Find each line with the word "this" and say how many there are, nothing else.
-- begin Excerpted records --
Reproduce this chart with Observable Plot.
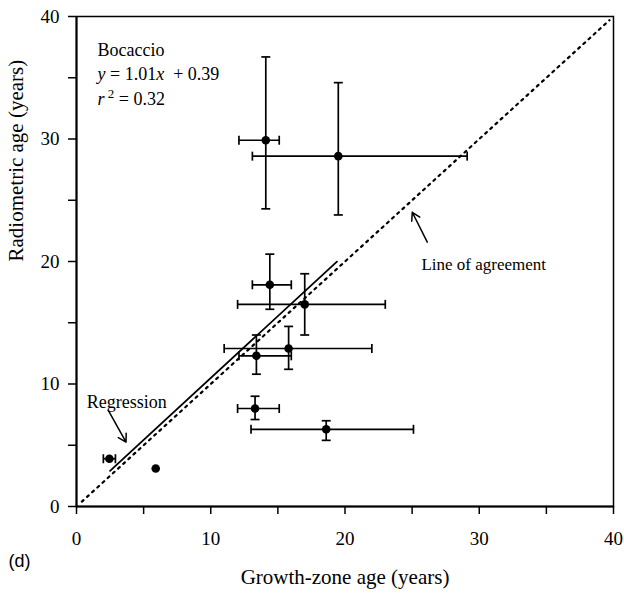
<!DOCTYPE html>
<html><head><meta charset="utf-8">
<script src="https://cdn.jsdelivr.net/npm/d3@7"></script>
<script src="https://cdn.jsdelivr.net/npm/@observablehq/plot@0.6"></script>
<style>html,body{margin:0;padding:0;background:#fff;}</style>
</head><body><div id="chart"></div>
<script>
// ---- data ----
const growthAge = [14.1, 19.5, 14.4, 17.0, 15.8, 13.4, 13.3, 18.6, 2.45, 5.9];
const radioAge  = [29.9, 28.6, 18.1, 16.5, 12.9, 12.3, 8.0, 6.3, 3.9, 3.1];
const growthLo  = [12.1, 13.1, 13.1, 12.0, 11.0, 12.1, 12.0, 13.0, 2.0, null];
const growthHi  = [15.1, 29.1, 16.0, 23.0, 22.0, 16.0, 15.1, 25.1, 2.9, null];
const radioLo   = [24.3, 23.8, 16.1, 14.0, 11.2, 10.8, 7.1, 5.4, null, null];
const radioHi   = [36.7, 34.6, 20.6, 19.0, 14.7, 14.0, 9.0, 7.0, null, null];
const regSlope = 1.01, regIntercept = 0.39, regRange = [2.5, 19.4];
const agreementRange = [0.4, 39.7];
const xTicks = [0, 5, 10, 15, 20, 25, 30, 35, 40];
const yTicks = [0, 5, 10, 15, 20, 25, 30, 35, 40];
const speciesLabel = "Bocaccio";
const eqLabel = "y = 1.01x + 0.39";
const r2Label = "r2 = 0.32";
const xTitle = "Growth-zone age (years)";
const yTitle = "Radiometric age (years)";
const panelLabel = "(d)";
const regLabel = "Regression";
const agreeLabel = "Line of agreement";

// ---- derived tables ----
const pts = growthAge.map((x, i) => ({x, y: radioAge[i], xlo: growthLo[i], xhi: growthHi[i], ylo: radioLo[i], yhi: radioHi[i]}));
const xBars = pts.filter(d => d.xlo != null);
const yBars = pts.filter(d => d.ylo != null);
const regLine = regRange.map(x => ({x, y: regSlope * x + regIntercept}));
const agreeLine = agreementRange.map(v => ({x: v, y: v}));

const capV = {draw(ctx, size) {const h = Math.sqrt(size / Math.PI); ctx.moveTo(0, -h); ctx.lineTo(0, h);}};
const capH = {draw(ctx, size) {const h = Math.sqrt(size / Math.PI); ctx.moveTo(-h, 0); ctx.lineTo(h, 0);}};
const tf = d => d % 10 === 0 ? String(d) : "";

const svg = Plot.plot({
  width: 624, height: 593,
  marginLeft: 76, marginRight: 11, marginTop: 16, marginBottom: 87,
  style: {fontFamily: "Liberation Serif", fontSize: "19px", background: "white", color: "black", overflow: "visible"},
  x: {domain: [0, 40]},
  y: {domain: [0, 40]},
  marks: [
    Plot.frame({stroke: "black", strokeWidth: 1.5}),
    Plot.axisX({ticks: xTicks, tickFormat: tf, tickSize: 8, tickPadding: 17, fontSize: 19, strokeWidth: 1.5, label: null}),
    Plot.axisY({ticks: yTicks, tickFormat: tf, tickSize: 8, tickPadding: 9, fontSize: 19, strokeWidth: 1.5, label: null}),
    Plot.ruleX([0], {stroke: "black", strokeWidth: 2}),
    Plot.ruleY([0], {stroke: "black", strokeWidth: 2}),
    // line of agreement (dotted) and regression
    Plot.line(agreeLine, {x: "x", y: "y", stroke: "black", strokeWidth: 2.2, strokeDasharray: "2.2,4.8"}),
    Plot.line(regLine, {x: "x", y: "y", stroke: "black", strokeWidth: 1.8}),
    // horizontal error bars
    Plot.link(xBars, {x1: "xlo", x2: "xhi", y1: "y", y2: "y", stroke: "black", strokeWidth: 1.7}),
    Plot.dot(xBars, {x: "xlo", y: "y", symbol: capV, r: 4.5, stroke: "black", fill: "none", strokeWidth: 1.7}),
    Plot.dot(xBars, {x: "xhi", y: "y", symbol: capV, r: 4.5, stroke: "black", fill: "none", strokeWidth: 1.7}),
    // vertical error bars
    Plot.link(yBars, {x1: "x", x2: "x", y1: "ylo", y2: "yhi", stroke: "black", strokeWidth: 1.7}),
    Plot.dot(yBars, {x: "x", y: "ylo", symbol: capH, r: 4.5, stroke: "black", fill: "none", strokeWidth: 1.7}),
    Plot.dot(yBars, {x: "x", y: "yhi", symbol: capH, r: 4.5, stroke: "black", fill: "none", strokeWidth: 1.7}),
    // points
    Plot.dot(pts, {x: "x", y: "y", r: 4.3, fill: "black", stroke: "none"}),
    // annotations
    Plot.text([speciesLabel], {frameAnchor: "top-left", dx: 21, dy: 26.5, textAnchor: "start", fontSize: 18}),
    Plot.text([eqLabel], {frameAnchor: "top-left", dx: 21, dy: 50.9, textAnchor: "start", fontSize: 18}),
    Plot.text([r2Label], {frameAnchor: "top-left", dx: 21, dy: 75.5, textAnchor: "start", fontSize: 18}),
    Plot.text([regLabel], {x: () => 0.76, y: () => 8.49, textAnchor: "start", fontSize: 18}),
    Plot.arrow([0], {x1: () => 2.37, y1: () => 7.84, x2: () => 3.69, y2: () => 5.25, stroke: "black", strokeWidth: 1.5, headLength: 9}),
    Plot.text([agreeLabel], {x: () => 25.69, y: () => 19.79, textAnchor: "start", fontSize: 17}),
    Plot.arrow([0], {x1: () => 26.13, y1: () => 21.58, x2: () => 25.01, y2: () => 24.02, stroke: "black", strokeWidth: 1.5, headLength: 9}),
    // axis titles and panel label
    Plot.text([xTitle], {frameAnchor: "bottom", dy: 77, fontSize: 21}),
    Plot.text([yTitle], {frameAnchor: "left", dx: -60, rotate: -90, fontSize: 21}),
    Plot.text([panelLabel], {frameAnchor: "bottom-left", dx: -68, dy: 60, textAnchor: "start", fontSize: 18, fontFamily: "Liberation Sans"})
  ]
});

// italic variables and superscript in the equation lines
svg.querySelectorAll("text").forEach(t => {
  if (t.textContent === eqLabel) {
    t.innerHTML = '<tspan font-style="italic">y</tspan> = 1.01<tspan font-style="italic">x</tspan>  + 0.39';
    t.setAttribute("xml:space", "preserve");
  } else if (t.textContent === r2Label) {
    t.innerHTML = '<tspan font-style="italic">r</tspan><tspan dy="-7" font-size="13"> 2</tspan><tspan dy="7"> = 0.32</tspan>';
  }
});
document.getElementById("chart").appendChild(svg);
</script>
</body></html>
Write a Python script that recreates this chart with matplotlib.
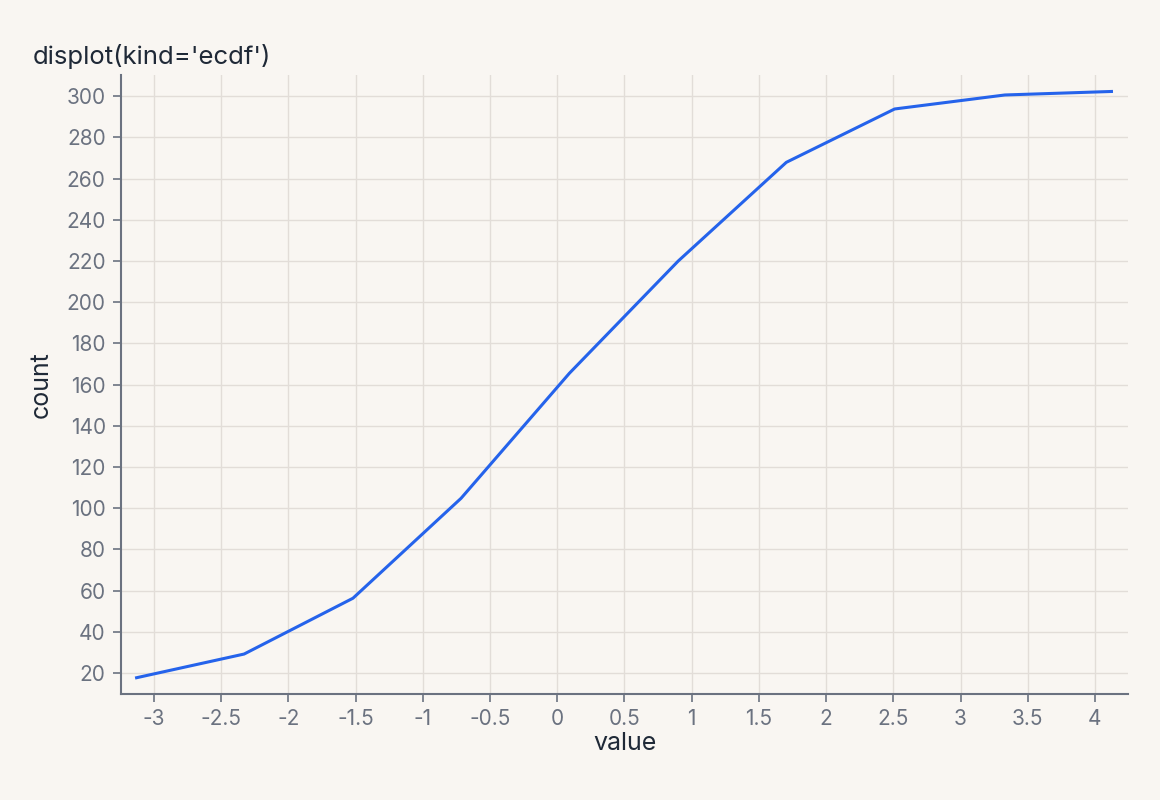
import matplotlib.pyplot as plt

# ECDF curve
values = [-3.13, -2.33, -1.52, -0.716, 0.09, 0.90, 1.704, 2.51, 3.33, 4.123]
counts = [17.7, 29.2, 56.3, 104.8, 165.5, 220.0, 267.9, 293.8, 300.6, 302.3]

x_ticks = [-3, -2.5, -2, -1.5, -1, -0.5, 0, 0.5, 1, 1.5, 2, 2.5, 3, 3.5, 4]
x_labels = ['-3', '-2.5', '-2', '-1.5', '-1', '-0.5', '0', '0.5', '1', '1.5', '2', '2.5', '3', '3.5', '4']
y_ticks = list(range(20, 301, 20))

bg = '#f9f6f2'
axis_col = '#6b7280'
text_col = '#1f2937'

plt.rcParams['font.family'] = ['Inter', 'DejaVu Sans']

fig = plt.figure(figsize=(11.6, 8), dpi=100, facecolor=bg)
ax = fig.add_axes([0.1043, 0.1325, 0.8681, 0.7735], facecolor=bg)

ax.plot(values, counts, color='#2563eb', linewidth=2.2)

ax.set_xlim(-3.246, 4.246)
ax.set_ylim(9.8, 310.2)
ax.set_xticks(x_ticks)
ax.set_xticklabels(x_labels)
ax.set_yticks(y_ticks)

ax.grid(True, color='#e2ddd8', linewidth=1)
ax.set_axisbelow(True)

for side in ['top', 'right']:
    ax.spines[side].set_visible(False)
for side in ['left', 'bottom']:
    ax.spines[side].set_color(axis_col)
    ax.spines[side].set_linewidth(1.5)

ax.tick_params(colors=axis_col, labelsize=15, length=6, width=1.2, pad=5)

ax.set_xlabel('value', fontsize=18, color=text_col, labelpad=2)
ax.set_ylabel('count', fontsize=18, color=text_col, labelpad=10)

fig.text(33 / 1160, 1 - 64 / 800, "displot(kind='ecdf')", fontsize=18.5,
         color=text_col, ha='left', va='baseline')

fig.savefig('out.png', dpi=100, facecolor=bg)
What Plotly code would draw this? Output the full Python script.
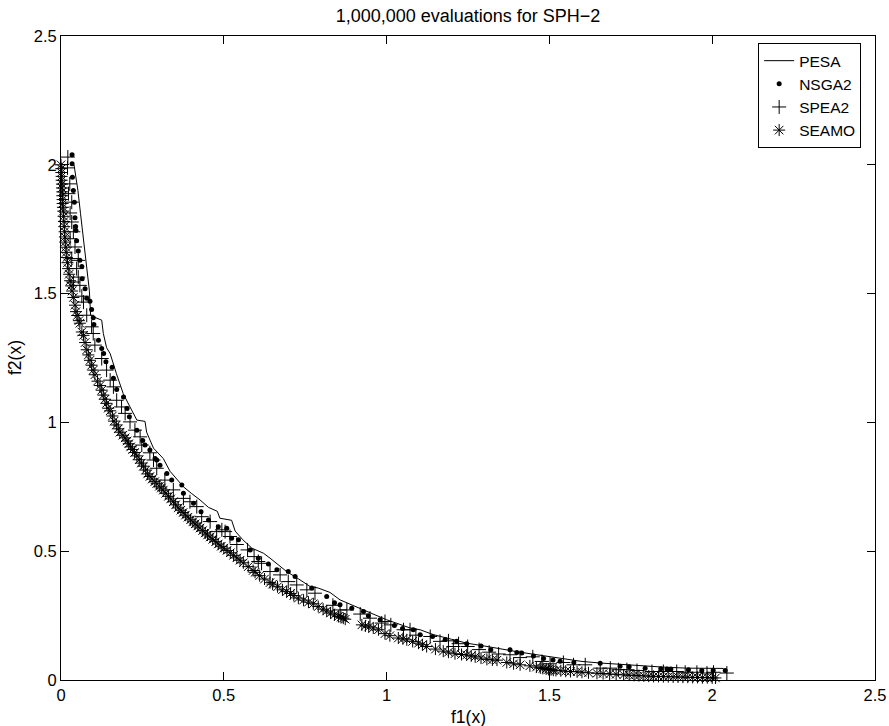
-- end Excerpted records --
## Exercise answer
3